|
New Player in Town Unocal brings in Houston-based Ocean Energy as partner in Pioneer coalbed gas project: wells planned in Matanuska-Susitna Borough Kristen Nelson PNA News Editor
Unocal has brought in a 50/50 joint venture partner, Houston-based Ocean Energy Inc., which will operate the Pioneer gas unit in the Matanuska-Susitna Borough.
Ocean Energy merged with Seagull Energy Corp., parent company of Enstar Natural Gas Co., effective March 31.
Ocean Energy spokeswoman Susan Smith told PNA that the company has 1,400-1,500 employees and operates in three areas: U.S. onshore; Gulf of Mexico; and internationally - primarily offshore West Africa. In 1998, she said, the company had production of 1.12 billion cubic feet gas equivalent per day. The company's production mix for 1998 was 55 percent gas and 45 percent oil; its reserve mix is 61 percent gas, 39 percent oil. At the end of the first quarter the company had assets valued at $3.3 billion.
Unocal spokeswoman Roxanne Sinz told PNA that an exploration agreement between Unocal and Ocean Energy for the Pioneer unit was signed May 24. The agreement, she said, is a 50/50 joint venture with Ocean Energy as operator. Terms of the Unocal-Ocean Energy partnership are confidential, Sinz said. Unocal looked for expertise Representatives from Unocal and Ocean Energy explained the project to project area residents at informational meetings May 25 and June 10.
Kevin Tabler, Unocal Alaska Resources' manager of land and governmental affairs, said May 25 that Unocal began to take an interest in coalbed gas in the 1980s and began assembling leases in the Matanuska-Susitna borough area in the early 1990s. But, Tabler said, Unocal realized it needed a little more expertise.

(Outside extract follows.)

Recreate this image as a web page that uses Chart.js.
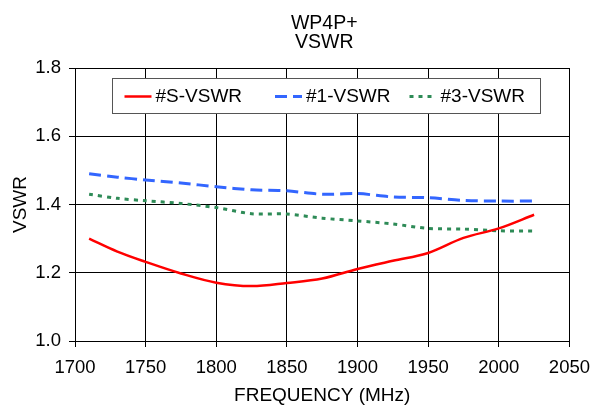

"We're not a coalbed methane company," he said. "We don't have extensive coalbed methane expertise. ... We can drill. ... can physically handle the work, but we don't understand the coalbed methane reservoir..."
So the company went looking for a knowledgeable partner. More that 30 companies were interviewed, Tabler said, and Unocal selected Ocean Energy.
John Schiller, Houston-based senior vice president North America for Ocean Energy, told PNA that over the last year the company's office in Denver had been looking at several coal plays. The company presently has 27 coalbed gas wells in three different clusters in the Powder River basin in Wyoming, Schiller said. He said that he and other executives from Seagull were formerly with Burlington Resources, a major coal-seam player.
Having the Enstar connection makes the project better, he said, noting that proposed wells had been moved closer to Enstar gas pipelines. Ocean Energy's share of any gas produced, he said, would go to Enstar.
Most Cook Inlet gas from coal Rob Downey, a consultant working with Ocean Energy on the project, told the informational meetings that 95 percent of the natural gas in the Cook Inlet basin comes from coal. Conventionally produced gas has migrated into sandstone reservoirs, he said. But in most of the Cook Inlet area coal seams lie too deep for economic production of gas, Downey said.
In the area where Ocean Energy and Unocal will drill, however, coal is close enough to the surface to allow economic dewatering. By dewatering - pumping water out of the coal seams - pressure in the coal seams is reduced and that drop in pressure allows the gas to flow to the wellbore, he said. Water produced from the coal seams will be reinjected to formations some 1,800 feet below the deepest water well, and separated from that aquifer by confining layers.
Unocal had begun the permitting process for wells widely spread over the 72,000-acre unit, with the goal of testing potential in several areas.
Tabler said Ocean Energy told Unocal "you've good a good area and a good prospect, but you're going about it a bit differently than we would... What you want to do, is the smallest footprint and the smallest area that you possibly can..." and with the wells closer together.
Ocean Energy recommended two wells close together and close to existing Enstar gas lines. Downey said closer spacing of the wells allows a faster drawdown of pressure as water is removed from the coal seams, and could allow the companies to prove up production potential more quickly. By locating the wells close to an existing Enstar pipeline the companies can move gas to market without having to build new pipelines.
Unocal has modified its application based on recommendations of Ocean Energy. Tabler said Unocal is permitting multiple locations, "but the actual obligations that we have in the initial phase is two wells and reentry of existing well..." Plan for this summer The plan for this summer is to reenter an old well and attempt to establish gas production, and to drill two coalbed gas wells with the goal, Tabler said, of determining if the coalbed prospect can produce gas in commercial quantities.
The old well which will be reentered is the ARCO BLT 1, drilled by ARCO Alaska Inc. in the early 1990s near Big Lake on what is now the western edge of the Pioneer unit. The two coalbed gas wells and a water disposal well will be in the vicinity of the gravel pit on Vine Road. The companies said that they had been talking with the gravel pit owner about exact locations.
Tabler said that if commercial gas is found, Unocal's share would go to the company's Nikiski fertilizer plant. Ocean Energy said that their share would be sold to Enstar.